(Rows from a dataset)
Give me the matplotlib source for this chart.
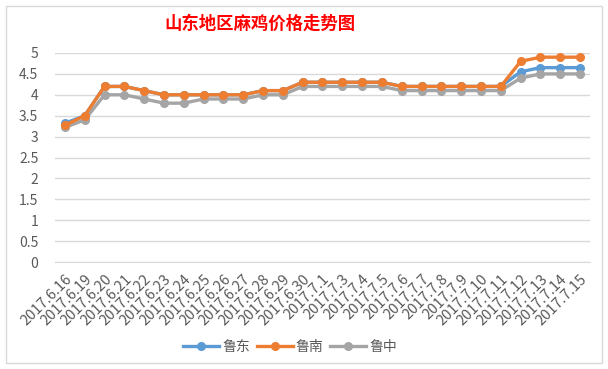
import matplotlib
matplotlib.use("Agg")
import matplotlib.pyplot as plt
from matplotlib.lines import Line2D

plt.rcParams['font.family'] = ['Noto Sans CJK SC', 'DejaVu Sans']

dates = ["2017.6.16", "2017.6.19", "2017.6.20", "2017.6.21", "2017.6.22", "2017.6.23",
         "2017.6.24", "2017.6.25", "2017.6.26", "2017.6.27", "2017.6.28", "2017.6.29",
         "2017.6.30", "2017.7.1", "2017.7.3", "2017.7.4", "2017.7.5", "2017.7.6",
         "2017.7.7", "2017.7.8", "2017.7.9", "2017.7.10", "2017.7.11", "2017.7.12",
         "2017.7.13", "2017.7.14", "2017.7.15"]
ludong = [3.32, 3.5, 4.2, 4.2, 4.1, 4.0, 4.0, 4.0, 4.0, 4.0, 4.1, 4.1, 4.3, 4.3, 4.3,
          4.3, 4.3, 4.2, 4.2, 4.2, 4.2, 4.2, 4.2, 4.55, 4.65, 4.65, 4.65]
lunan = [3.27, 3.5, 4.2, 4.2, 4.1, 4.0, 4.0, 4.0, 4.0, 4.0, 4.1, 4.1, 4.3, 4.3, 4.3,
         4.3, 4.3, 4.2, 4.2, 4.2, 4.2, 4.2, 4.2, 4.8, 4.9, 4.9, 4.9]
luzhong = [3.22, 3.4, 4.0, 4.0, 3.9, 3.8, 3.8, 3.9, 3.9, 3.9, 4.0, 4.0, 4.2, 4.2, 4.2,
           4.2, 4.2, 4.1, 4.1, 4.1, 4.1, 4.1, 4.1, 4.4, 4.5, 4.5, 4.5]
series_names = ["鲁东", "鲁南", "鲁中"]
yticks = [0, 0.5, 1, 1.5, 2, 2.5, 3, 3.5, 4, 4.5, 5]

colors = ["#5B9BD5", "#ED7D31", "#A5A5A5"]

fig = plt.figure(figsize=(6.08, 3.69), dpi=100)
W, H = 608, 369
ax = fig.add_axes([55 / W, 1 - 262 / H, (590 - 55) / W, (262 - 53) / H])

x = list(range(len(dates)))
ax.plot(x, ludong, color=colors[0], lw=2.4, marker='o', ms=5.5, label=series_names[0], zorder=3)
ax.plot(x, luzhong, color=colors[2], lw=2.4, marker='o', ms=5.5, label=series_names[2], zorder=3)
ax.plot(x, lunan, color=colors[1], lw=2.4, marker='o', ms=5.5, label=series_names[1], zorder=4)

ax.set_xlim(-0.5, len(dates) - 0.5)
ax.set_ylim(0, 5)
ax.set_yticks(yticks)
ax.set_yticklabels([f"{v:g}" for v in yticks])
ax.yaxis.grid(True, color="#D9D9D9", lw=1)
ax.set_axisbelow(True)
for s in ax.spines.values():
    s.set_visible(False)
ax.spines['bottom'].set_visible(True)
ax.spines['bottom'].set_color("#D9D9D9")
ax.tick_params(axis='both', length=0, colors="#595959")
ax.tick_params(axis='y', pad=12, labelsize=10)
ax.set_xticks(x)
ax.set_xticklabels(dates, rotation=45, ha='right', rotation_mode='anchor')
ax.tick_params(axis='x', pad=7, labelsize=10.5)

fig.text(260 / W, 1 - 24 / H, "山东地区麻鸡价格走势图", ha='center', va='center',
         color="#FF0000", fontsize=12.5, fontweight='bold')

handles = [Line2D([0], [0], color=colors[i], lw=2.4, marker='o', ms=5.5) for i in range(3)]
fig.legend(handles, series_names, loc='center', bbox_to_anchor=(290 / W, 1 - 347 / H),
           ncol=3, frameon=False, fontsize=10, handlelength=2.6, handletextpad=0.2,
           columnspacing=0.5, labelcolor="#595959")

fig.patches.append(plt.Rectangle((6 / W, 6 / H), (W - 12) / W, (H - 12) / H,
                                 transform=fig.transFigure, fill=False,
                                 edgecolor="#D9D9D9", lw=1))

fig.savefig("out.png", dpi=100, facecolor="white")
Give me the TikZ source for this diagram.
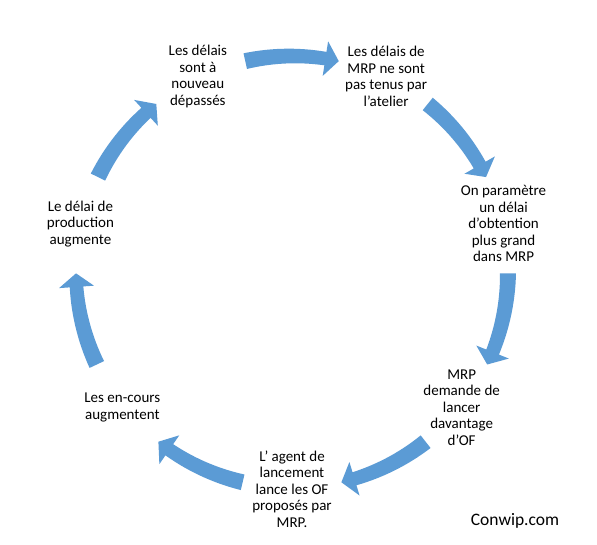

### What needs to be done:
From the listing above, copy every line that includes the word "source".

### Task solution:
Give me the matplotlib source for this chart.
Give me the TikZ source for this diagram.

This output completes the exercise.